Before I traveled to Brazil two years ago with my family, a number of people questioned my judgment. "Your kids could be kidnapped," they said. I knew about the crime rates, but we decided that if we took precautions, we should be safe. We traveled with locals who knew how to get around. One night when we left a Rio restaurant in a high-rent neighborhood and suggested that we walk the few blocks to the hotel, our guide insisted that we take a car. "This is the time of night and area, where you will get rolled," he said. I didn't feel unsafe, but we listened.

So yes, I still think people should travel to India and Egpyt. In fact, one of our members just returned and sent this: "Egypt and Jordan seemed utterly safe, and we sensed no anti-American or anti-Western sentiment at all, though it is possible that we were just shielded from it by having such tight "parental" control on us in the form of our guides. The local people we met when we did get out on our own all wanted to talk about Obama, Obama, Obama. This was true in all corners of Egypt and Jordan, particularly since we were there during the inauguration and the lead-up to it. I even got an unsolicited bear hug from a man in the Aswan souk when I acknowledged we had supported his campaign. They have placed such high hopes for peace in the region on him, hopes we all wish will be fulfilled."

Comfort zones are personal, but I want my kids to see many countries and explore many cultures, so I make decisions that balance risk and reward--for our family. And knowing what I know now, that terror could have caught me in the square near the al-Husseini Mosque, would I have gone anyway? Yes, because my ten-day trip left my head spinning with new insights into ancient history and current events and a sense of renewed wonder at what makes a civilization great and how it disappears.
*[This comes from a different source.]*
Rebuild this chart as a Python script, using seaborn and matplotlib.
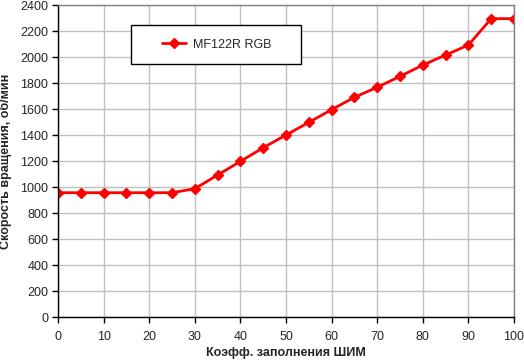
import matplotlib
matplotlib.use("Agg")
import matplotlib.pyplot as plt
from matplotlib.patches import Rectangle
import seaborn as sns
import pandas as pd

pwm = [0, 5, 10, 15, 20, 25, 30, 35, 40, 45, 50, 55, 60, 65, 70, 75, 80, 85, 90, 95, 100]
rpm = [956, 956, 956, 956, 956, 956, 987, 1092, 1197, 1302, 1400, 1497, 1595, 1690, 1767, 1851, 1938, 2015, 2092, 2295, 2295]
series_name = "MF122R RGB"
x_label = "Коэфф. заполнения ШИМ"
y_label = "Скорость вращения, об/мин"

sns.set_style("white")
plt.rcParams['font.family'] = ['Liberation Sans', 'DejaVu Sans']

df = pd.DataFrame({"pwm": pwm, "rpm": rpm, "series": series_name})

fig = plt.figure(figsize=(5.24, 3.64), dpi=100)
ax = fig.add_axes([58/524, 1-317/364, 456/524, 312/364])

sns.lineplot(data=df, x="pwm", y="rpm", hue="series", palette=["#ff0000"],
             marker="D", markersize=5.5, markeredgecolor="#ff0000",
             markeredgewidth=1, linewidth=2, ax=ax)

ax.set_xlim(0, 100)
ax.set_ylim(0, 2400)
ax.set_xticks(range(0, 101, 10))
ax.set_yticks(range(0, 2401, 200))
ax.grid(True, color="#c0c0c0", linewidth=1)
ax.set_axisbelow(True)
for s in ["top", "right"]:
    ax.spines[s].set_color("#808080")
for s in ["left", "bottom"]:
    ax.spines[s].set_color("black")
for s in ax.spines.values():
    s.set_linewidth(1)
ax.tick_params(axis="y", direction="out", length=4, width=1, color="black",
               labelsize=9, pad=3, left=True)
ax.tick_params(axis="x", direction="out", length=4, width=1, color="black",
               labelsize=9, pad=6, bottom=True)
ax.set_xlabel(x_label, fontsize=9, fontweight="bold", labelpad=3)
ax.set_ylabel(y_label, fontsize=9, fontweight="bold", labelpad=6)

box = Rectangle((0.160, 0.811), 0.373, 0.125, transform=ax.transAxes,
                facecolor="white", edgecolor="black", linewidth=1, zorder=4,
                clip_on=False)
ax.add_patch(box)

leg = ax.legend(loc="center left", bbox_to_anchor=(0.228, 0.873),
                frameon=False, fontsize=9, handlelength=1.95,
                handletextpad=0.55, borderpad=0, borderaxespad=0, title=None)
leg.set_zorder(5)

fig.savefig("out.png", dpi=100)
But then Mark Twain expressed more beautifully than I can, the sense of awe that Egypt inspires. He wrote of being in the presence of the Sphinx: "It was gazing out over the ocean of Time -- over lines of century-waves which, further and further receding, closed nearer and nearer together, and blended at last into one unbroken tide, away toward the horizon of remote antiquity. It was thinking of the wars of departed ages; of the empires it had seen created and destroyed; of the nations whose birth it had witnessed, whose progress it had watched, whose annihilation it had noted; of the joy and sorrow, the life and death, the grandeur and decay, of five thousand slow revolving years." To see that is a trip worth making.